### WHAT YOU ARE ASKED TO DO
Quote all lines below exactly. Images stay out.

BEGIN

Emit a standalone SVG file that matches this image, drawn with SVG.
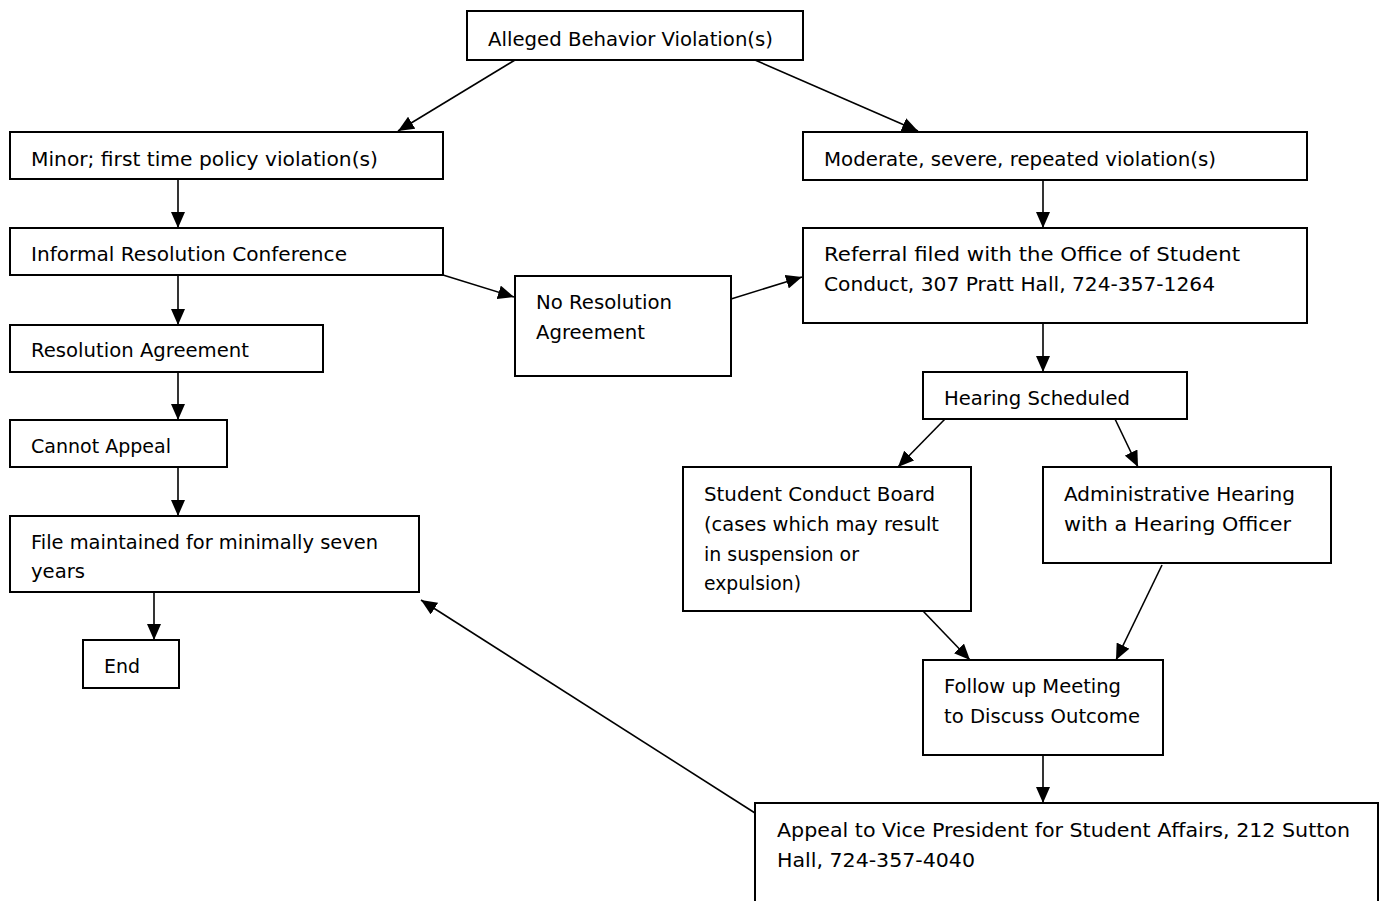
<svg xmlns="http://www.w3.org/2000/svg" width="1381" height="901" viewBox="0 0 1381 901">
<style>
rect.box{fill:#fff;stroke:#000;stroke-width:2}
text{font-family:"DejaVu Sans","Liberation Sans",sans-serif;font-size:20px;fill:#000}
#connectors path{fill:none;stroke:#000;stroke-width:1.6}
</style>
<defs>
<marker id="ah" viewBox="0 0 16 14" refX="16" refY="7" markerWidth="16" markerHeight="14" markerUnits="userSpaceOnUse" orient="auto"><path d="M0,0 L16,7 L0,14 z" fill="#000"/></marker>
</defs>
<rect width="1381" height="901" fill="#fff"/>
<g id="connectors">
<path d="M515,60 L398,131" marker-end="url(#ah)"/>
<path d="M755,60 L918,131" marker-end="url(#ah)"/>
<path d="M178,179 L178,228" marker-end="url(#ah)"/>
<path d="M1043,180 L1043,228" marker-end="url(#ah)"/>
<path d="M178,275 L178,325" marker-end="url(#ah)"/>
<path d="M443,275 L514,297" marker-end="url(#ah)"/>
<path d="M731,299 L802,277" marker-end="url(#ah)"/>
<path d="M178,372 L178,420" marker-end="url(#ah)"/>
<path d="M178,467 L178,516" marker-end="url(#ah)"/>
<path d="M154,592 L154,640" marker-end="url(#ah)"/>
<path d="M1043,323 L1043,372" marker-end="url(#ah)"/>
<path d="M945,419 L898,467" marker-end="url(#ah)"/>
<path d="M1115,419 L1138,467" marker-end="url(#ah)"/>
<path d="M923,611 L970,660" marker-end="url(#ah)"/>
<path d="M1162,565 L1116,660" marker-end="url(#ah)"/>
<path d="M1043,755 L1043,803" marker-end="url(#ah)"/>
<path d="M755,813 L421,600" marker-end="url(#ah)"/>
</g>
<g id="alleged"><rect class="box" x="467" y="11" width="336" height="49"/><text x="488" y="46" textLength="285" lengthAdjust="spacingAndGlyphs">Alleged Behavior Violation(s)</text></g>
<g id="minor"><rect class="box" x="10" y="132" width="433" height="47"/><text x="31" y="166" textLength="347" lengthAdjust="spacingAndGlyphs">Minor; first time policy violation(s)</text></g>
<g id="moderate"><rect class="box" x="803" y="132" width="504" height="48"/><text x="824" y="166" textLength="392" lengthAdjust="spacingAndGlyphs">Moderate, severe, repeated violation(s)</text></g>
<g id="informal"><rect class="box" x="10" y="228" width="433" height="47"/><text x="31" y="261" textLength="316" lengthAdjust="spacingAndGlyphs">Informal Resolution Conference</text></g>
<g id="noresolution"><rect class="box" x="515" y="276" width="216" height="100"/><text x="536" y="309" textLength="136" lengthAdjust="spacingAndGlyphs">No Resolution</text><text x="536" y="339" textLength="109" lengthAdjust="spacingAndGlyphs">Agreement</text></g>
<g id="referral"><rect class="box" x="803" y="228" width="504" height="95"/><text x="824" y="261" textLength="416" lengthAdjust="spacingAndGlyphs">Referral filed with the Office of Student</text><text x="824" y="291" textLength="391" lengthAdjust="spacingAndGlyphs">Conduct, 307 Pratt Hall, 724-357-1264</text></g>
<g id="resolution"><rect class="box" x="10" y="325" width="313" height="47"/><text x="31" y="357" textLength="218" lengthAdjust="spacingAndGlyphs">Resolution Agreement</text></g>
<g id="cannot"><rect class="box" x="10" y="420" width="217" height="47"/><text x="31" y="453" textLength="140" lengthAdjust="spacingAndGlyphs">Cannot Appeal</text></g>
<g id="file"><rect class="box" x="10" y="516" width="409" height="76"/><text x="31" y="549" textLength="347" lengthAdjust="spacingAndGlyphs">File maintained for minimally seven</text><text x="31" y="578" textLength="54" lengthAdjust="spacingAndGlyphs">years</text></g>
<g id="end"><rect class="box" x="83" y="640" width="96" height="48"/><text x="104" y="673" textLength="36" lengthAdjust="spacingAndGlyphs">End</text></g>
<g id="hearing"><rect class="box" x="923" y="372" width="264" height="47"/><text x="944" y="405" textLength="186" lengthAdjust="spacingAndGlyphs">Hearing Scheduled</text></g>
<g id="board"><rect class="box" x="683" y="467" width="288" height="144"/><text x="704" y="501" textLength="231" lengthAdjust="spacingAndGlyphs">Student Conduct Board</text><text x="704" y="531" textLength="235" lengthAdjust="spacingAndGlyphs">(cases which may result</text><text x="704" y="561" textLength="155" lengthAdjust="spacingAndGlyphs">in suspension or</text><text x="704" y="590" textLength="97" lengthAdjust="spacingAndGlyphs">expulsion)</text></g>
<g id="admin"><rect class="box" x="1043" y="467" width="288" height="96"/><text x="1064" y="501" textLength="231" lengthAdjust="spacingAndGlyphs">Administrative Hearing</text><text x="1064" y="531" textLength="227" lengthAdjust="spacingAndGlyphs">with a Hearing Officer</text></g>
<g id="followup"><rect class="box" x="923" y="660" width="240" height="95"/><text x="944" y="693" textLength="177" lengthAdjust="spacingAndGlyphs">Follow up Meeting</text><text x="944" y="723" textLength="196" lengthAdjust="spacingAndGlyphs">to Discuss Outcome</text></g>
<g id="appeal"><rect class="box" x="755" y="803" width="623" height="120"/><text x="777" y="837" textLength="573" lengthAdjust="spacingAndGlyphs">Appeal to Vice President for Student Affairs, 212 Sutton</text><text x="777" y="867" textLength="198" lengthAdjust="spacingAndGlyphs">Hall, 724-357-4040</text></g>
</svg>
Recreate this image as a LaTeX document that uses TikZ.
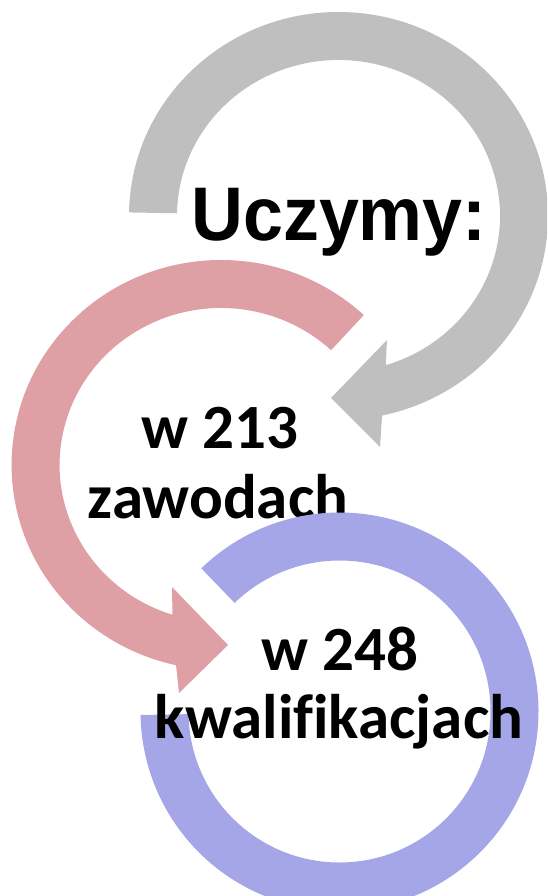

END

### EXERCISE ANSWER
Emit a standalone SVG file that matches this image, drawn with SVG.
<svg xmlns="http://www.w3.org/2000/svg" width="1381" height="901" viewBox="0 0 1381 901">
<style>
rect.box{fill:#fff;stroke:#000;stroke-width:2}
text{font-family:"DejaVu Sans","Liberation Sans",sans-serif;font-size:20px;fill:#000}
#connectors path{fill:none;stroke:#000;stroke-width:1.6}
</style>
<defs>
<marker id="ah" viewBox="0 0 16 14" refX="16" refY="7" markerWidth="16" markerHeight="14" markerUnits="userSpaceOnUse" orient="auto"><path d="M0,0 L16,7 L0,14 z" fill="#000"/></marker>
</defs>
<rect width="1381" height="901" fill="#fff"/>
<g id="connectors">
<path d="M515,60 L398,131" marker-end="url(#ah)"/>
<path d="M755,60 L918,131" marker-end="url(#ah)"/>
<path d="M178,179 L178,228" marker-end="url(#ah)"/>
<path d="M1043,180 L1043,228" marker-end="url(#ah)"/>
<path d="M178,275 L178,325" marker-end="url(#ah)"/>
<path d="M443,275 L514,297" marker-end="url(#ah)"/>
<path d="M731,299 L802,277" marker-end="url(#ah)"/>
<path d="M178,372 L178,420" marker-end="url(#ah)"/>
<path d="M178,467 L178,516" marker-end="url(#ah)"/>
<path d="M154,592 L154,640" marker-end="url(#ah)"/>
<path d="M1043,323 L1043,372" marker-end="url(#ah)"/>
<path d="M945,419 L898,467" marker-end="url(#ah)"/>
<path d="M1115,419 L1138,467" marker-end="url(#ah)"/>
<path d="M923,611 L970,660" marker-end="url(#ah)"/>
<path d="M1162,565 L1116,660" marker-end="url(#ah)"/>
<path d="M1043,755 L1043,803" marker-end="url(#ah)"/>
<path d="M755,813 L421,600" marker-end="url(#ah)"/>
</g>
<g id="alleged"><rect class="box" x="467" y="11" width="336" height="49"/><text x="488" y="46" textLength="285" lengthAdjust="spacingAndGlyphs">Alleged Behavior Violation(s)</text></g>
<g id="minor"><rect class="box" x="10" y="132" width="433" height="47"/><text x="31" y="166" textLength="347" lengthAdjust="spacingAndGlyphs">Minor; first time policy violation(s)</text></g>
<g id="moderate"><rect class="box" x="803" y="132" width="504" height="48"/><text x="824" y="166" textLength="392" lengthAdjust="spacingAndGlyphs">Moderate, severe, repeated violation(s)</text></g>
<g id="informal"><rect class="box" x="10" y="228" width="433" height="47"/><text x="31" y="261" textLength="316" lengthAdjust="spacingAndGlyphs">Informal Resolution Conference</text></g>
<g id="noresolution"><rect class="box" x="515" y="276" width="216" height="100"/><text x="536" y="309" textLength="136" lengthAdjust="spacingAndGlyphs">No Resolution</text><text x="536" y="339" textLength="109" lengthAdjust="spacingAndGlyphs">Agreement</text></g>
<g id="referral"><rect class="box" x="803" y="228" width="504" height="95"/><text x="824" y="261" textLength="416" lengthAdjust="spacingAndGlyphs">Referral filed with the Office of Student</text><text x="824" y="291" textLength="391" lengthAdjust="spacingAndGlyphs">Conduct, 307 Pratt Hall, 724-357-1264</text></g>
<g id="resolution"><rect class="box" x="10" y="325" width="313" height="47"/><text x="31" y="357" textLength="218" lengthAdjust="spacingAndGlyphs">Resolution Agreement</text></g>
<g id="cannot"><rect class="box" x="10" y="420" width="217" height="47"/><text x="31" y="453" textLength="140" lengthAdjust="spacingAndGlyphs">Cannot Appeal</text></g>
<g id="file"><rect class="box" x="10" y="516" width="409" height="76"/><text x="31" y="549" textLength="347" lengthAdjust="spacingAndGlyphs">File maintained for minimally seven</text><text x="31" y="578" textLength="54" lengthAdjust="spacingAndGlyphs">years</text></g>
<g id="end"><rect class="box" x="83" y="640" width="96" height="48"/><text x="104" y="673" textLength="36" lengthAdjust="spacingAndGlyphs">End</text></g>
<g id="hearing"><rect class="box" x="923" y="372" width="264" height="47"/><text x="944" y="405" textLength="186" lengthAdjust="spacingAndGlyphs">Hearing Scheduled</text></g>
<g id="board"><rect class="box" x="683" y="467" width="288" height="144"/><text x="704" y="501" textLength="231" lengthAdjust="spacingAndGlyphs">Student Conduct Board</text><text x="704" y="531" textLength="235" lengthAdjust="spacingAndGlyphs">(cases which may result</text><text x="704" y="561" textLength="155" lengthAdjust="spacingAndGlyphs">in suspension or</text><text x="704" y="590" textLength="97" lengthAdjust="spacingAndGlyphs">expulsion)</text></g>
<g id="admin"><rect class="box" x="1043" y="467" width="288" height="96"/><text x="1064" y="501" textLength="231" lengthAdjust="spacingAndGlyphs">Administrative Hearing</text><text x="1064" y="531" textLength="227" lengthAdjust="spacingAndGlyphs">with a Hearing Officer</text></g>
<g id="followup"><rect class="box" x="923" y="660" width="240" height="95"/><text x="944" y="693" textLength="177" lengthAdjust="spacingAndGlyphs">Follow up Meeting</text><text x="944" y="723" textLength="196" lengthAdjust="spacingAndGlyphs">to Discuss Outcome</text></g>
<g id="appeal"><rect class="box" x="755" y="803" width="623" height="120"/><text x="777" y="837" textLength="573" lengthAdjust="spacingAndGlyphs">Appeal to Vice President for Student Affairs, 212 Sutton</text><text x="777" y="867" textLength="198" lengthAdjust="spacingAndGlyphs">Hall, 724-357-4040</text></g>
</svg>
Recreate this image as a LaTeX document that uses TikZ.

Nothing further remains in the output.